La question des captives est un point épineux pour l’ensemble des structures. Compte tenu de leur statut d’assurance, elles sont dans l’obligation de respecter les exigences de Solvabilité 2. Par conséquent, une mise en conformité peut s’avérer nécessaire notamment sur les besoins en solvabilité pour le Pilier 1 ou les dispositifs de gestion des risques et de gouvernance du Pilier 2.

Pour les petites structures, les difficultés sont d’autant plus complexes et nombre d’entre-elles ne seront pas en mesure d’atteindre le niveau de solvabilité. Ainsi, des questions doivent se poser pour choisir la stratégie adaptée :

  • La suppression de la captive,
  • La fusion avec d’autres captives,
  • La diversification des risques supportés pour atteindre une surface d’activité plus importante.

Empêcher l’émergence d’une multitude de projets et de sous-projets

Le plus grand danger de Solvabilité 2 et de la mise en conformité au Pilier 2 pour les petites structures est la tentation d’initier en parallèle de nombreux chantiers dépendants les uns des autres. En effet, contrairement aux grosses structures qui doivent lancer des programmes plus « ciblés » pour compléter l’existant, les petites structures doivent lancer de nombreux chantiers couvrant presque l’intégralité des exigences de Solvabilité 2.

Ainsi, il est nécessaire de sélectionner les chantiers à prioriser (par exemple sur les principes de gouvernance à mettre en place) et de définir un plan d’actions pragmatique.

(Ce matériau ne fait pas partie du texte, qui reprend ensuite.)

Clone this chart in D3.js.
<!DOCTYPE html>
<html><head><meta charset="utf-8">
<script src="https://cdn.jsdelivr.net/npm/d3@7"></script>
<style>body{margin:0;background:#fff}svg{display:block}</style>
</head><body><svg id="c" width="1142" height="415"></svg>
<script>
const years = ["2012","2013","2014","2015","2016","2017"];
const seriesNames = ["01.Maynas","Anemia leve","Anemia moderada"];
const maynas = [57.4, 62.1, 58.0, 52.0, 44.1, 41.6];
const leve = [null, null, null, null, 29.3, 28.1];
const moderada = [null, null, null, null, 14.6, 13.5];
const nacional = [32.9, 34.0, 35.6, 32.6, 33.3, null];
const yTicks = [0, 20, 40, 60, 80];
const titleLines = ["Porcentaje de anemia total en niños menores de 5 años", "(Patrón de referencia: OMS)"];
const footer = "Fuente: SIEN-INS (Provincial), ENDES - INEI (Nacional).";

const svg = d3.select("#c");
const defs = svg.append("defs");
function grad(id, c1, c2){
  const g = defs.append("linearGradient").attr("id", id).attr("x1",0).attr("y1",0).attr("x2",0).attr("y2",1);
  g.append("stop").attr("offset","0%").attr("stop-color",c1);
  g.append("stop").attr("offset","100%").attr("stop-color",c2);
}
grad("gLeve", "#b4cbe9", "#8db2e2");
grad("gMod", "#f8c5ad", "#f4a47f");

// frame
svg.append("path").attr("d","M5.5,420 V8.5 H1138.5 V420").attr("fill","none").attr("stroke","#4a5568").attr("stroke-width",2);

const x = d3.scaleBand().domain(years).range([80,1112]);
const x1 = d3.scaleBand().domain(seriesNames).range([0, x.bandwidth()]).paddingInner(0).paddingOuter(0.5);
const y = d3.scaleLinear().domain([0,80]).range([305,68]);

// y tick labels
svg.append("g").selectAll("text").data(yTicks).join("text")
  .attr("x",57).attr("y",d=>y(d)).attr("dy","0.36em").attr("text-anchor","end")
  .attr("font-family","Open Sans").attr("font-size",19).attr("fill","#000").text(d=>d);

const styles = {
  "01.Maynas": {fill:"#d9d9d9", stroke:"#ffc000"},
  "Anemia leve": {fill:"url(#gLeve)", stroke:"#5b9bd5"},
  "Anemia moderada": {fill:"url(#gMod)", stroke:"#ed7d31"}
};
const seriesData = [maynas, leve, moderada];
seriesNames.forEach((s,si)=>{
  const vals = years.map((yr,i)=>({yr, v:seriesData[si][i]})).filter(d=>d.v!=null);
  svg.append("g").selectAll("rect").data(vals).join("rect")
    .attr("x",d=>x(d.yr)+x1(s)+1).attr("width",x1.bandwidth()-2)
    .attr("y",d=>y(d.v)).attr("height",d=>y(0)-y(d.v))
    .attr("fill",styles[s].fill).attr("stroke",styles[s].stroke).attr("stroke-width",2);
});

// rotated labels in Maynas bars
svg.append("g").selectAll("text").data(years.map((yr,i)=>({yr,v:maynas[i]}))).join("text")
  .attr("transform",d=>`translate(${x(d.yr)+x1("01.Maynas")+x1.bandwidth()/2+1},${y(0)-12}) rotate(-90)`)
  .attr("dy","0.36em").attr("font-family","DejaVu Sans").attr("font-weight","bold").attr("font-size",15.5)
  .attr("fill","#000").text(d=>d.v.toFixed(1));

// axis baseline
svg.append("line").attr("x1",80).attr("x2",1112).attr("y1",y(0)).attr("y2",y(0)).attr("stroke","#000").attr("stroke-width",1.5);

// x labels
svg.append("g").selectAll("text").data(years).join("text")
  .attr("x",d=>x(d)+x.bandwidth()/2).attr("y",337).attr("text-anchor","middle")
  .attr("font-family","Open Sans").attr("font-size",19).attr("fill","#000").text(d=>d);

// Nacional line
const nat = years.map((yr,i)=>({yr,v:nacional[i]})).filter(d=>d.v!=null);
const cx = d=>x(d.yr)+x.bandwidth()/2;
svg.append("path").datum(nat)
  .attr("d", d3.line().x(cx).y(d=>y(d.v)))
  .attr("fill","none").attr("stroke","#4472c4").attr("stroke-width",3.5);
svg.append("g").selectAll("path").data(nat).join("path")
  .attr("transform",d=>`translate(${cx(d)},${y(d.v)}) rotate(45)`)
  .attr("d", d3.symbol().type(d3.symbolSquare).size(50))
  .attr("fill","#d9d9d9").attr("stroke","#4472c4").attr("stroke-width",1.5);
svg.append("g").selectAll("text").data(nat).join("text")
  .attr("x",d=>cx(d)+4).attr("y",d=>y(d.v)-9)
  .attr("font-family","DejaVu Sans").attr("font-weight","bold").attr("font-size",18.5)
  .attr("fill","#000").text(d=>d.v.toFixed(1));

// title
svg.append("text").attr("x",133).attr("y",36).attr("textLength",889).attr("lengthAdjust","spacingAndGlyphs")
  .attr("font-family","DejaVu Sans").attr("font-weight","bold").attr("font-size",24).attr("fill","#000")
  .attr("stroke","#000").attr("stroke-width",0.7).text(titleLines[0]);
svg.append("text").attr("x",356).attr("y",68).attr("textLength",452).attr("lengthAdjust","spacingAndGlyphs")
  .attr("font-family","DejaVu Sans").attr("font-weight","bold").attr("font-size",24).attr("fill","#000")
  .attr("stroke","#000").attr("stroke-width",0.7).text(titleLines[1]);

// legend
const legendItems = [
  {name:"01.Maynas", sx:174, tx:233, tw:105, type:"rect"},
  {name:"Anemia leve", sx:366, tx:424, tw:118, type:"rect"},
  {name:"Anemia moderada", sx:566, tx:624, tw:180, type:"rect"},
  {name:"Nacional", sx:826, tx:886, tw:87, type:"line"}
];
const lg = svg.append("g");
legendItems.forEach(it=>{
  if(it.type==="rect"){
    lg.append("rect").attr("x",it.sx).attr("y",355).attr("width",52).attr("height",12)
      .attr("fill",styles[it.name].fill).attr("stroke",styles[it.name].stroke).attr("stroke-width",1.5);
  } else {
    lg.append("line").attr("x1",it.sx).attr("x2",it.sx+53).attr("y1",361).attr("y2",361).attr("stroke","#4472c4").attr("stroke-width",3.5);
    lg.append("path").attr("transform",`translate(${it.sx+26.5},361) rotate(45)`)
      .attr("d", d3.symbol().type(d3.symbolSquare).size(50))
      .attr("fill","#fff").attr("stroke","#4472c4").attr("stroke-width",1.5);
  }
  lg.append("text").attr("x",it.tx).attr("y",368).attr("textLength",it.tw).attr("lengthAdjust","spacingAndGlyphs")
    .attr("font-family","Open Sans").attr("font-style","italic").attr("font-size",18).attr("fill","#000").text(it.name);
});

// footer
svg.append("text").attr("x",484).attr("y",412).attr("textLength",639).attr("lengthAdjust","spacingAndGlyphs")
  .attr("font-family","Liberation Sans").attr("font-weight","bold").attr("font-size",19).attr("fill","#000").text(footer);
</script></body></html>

La mise en conformité aux exigences de gouvernance et plus globalement au Pilier 2 va s’avérer difficile pour les petites structures. La proportionnalité permettra sans aucun doute de faciliter cette tâche mais les instances représentatives devront être vigilantes sur ces aspects lors de la transposition de la Directive.

Cette difficulté est d’autant plus importante pour des projets d’envergures et complexes comme l’ORSA qui fera l’objet d’un prochain éclairage.